Derivation Fund: The discovery of oil is expected to create a new request by the North (states concerned) to be included among states eligible to receive 13% oil derivation funds.
According to the Nigerian constitution, states, where oil is produced are entitled to 13% of the money accrued from oil exportation in the country. The funds are given to lessen the effects of oil exploration in the community and states and also for the development of the areas oil is produced. These funds are however shared based on the value of oil produced in the state.
The discovery of oil in the north now means states, where oil is produced can now push to be included among states to receive oil derivatives, and this could also mean a potential increase in the percentage given to oil-producing states. According to reports, in 2021, nine oil-producing states shared N450bn through the 13% derivation agreement.
Poverty alleviation: The discovery of oil could potentially bring prosperity to the north, thus drastically reducing the poverty rate in the region.
According to reports, the poverty in Nigeria has exceeded the projection of the World Bank, with the National Bureau of Statistics (NBS) reporting that 133 million Nigerians are living in multi-dimensional poverty.
A further review showed that 65% of poor people which represents 86 million people live in the north. The level of poverty based on states also shows this, as there are four northern states in the top five poor states in the country.
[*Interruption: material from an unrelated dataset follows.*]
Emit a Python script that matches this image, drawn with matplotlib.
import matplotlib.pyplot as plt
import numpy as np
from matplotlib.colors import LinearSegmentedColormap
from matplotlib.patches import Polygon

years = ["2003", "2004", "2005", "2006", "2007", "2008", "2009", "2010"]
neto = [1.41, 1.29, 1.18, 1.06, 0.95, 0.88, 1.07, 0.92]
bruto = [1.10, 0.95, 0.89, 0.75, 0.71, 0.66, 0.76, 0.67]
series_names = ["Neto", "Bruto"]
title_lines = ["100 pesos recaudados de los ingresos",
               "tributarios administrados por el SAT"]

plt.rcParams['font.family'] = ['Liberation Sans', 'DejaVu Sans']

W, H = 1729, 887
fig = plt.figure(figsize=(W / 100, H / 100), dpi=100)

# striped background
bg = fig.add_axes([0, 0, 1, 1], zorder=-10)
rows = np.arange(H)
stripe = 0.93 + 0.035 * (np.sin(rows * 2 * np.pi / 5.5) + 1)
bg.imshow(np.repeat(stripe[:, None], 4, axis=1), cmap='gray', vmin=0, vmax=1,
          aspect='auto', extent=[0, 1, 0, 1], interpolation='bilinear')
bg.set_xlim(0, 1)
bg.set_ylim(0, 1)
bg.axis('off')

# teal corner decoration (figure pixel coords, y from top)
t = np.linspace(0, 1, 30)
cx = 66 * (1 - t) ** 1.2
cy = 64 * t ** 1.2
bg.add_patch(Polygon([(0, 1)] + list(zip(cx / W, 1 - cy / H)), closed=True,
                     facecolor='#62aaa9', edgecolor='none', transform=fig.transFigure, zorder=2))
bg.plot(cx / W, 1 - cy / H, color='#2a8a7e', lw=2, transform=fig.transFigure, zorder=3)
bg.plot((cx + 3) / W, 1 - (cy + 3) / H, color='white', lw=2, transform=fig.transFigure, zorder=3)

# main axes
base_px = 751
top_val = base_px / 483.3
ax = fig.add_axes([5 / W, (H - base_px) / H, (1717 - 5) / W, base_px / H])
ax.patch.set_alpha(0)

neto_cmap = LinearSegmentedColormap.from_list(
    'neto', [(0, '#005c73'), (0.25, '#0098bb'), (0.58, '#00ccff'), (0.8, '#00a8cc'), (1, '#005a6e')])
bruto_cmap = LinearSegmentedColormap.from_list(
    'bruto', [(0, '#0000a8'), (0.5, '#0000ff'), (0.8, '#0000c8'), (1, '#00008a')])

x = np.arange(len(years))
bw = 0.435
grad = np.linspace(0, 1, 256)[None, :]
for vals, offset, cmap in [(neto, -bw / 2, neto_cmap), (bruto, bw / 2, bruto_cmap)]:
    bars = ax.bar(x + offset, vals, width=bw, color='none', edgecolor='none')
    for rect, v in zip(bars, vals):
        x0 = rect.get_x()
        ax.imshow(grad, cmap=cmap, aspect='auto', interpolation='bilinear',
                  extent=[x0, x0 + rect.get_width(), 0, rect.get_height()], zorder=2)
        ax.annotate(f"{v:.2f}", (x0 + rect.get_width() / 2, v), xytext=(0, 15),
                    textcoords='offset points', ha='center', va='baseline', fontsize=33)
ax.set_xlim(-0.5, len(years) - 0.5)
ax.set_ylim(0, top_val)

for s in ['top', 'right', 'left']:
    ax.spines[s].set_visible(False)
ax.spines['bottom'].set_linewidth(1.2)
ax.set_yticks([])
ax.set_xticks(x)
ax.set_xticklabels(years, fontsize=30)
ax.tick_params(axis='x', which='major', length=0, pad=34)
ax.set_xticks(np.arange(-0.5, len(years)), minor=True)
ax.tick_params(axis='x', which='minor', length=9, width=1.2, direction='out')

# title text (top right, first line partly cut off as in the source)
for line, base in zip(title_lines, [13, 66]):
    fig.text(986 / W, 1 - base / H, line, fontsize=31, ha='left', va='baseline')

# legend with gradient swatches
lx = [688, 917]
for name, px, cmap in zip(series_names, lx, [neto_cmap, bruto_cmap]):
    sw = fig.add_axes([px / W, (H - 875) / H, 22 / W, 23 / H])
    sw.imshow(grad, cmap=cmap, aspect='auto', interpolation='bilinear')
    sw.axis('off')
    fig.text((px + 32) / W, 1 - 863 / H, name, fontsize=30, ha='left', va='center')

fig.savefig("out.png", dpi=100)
The discovery of oil in the north is expected to generate N32 trillion. The funds, if properly put to use, could pull millions of people out of poverty in the north; this will not only reduce the poverty level in the north but also in the country at large.
Kaduna Refinery: Before the discovery of oil in the north, there were concerns about the Kaduna Refinery. Commissioned in 1980, the refinery has been moribund for years due to several reasons, including the distance between its location and the Niger Delta where most of Nigeria’s crude oil is extracted.
Following the discovery of oil in Kolmani, the refinery could now be utilised to its fullest capacity. Last month, the Federal Government signed a Memorandum of Understanding with South Korea’s Daewoo to rehabilitate the refinery.
During the first phase of the exploration, up to 120,000 BPD is expected to be produced. This will boost Nigeria’s daily production capacity.